Экзистенциальная тема старения в преддверии ухода из жизни также развивается в стихотворении «Дуб» («Dąb», 1961). По аналогии со знаменитым стихотворением Есенина о «клене опавшем», дуб Броневского – это дерево с опавшими листьями, символизирующими «имена» людей, встретившихся в жизни. Как у Есенина, дерево Броневского является антропоморфным, поэтому внимание фокусируется на «походке»: «Ах, и сам я нынче что-то стал нестойкий…» [Есенин 1990, II, 143]; «Idę sobie zamaszyście...» [Broniewski 1984, 409] (см. перевод Б. Слуцкого: «Я иду, и на ходу меня шатает...» [Броневский 2010, 349]). Дуб у Броневского – это не только конкретный вид дерева, это «универсальное» дерево, с которого опадают листья разных видов: «…I opada ze mnie życie, jak jesienne liście. / Jakie liście? – dębu, brzozy, topoli…» («…и опадает с меня жизнь, как осенние листья. / Какие листья? – Дуба, березы, тополя…») [Broniewski 1984, 409]. Дуб у Броневского уникален не только «универсальностью», но и тем, что он «чувствующее» дерево, которому присущ широкий набор противоречивых психологических состояний: «боль» («ból»), «любовь» («miłość»), «тревога» («trwoga»), «нежность» («tkliwość»), «злоба» («złość»). В последних строках делается акцент на героичности дуба, заключающейся в готовности стойко и мужественно встретить последний час: «I ostał się pień nagi, / Nad nim zamieci kłąb. / Odwagi! / To ja – dąb» («И остался нагой пень, / Над ним клуб метели. / Будь отважен! / Это я – дуб») [Broniewski 1984, 409].

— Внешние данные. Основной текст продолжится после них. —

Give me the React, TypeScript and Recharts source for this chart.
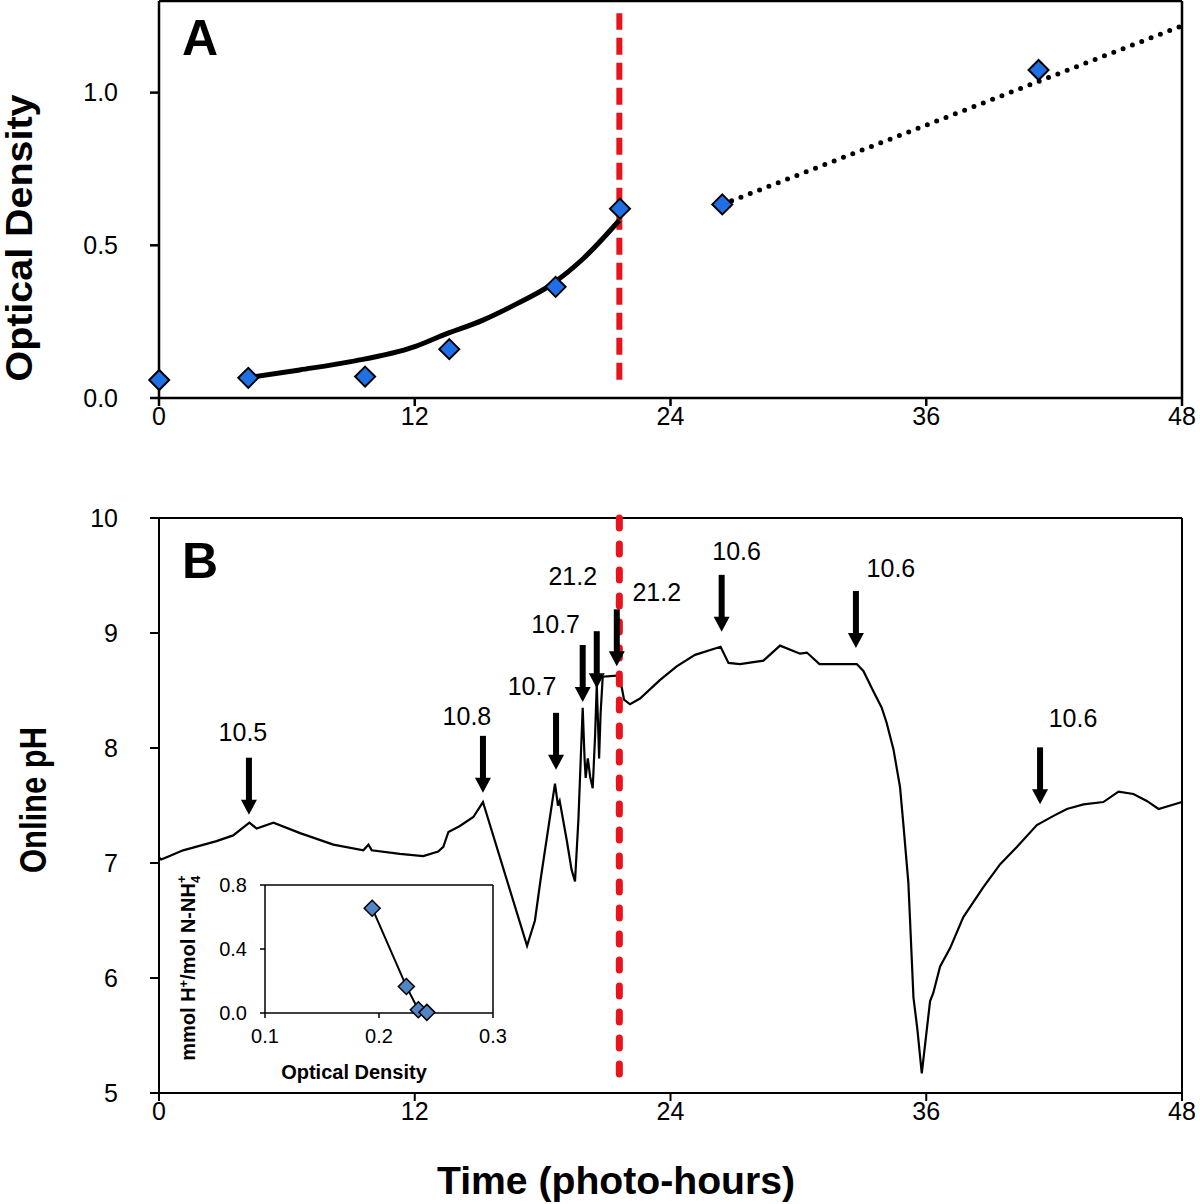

Размышляя над проблемой смертность – бессмертие в контексте гораци-анского non omnis moriar , Броневский писал: «Ja jestem drzewo, a nie kamień!» («Я дерево, а не камень!») [Broniewski 1984, 467]. Дерево (дуб и береза), в отличие от камня, не наделено вечностью, но оно чувствует и страдает. Основной мотив «дендрологической» мифобиографии Броневского – «укорененность» лирического героя в родной земле. Земля, в которой он «пустил корни» – это «мировая ось», поэтическая «ойкумена» Броневского. Контроверсивность художественной аксиологии поэта состоит в том, что Броневский, несмотря на выбор в пользу «пролетарского» течения, провозглашавшего интернационализм и ведущего борьбу за космополитическую цивилизацию будущего, психологически и экзистенциально близок миру польской провинции и сельской жизни. Стихи позднего Броневского – это поэзия «бегства» из воспетого им железобетонного мира социалистической Варшавы в мир польской природы и славянской архаики.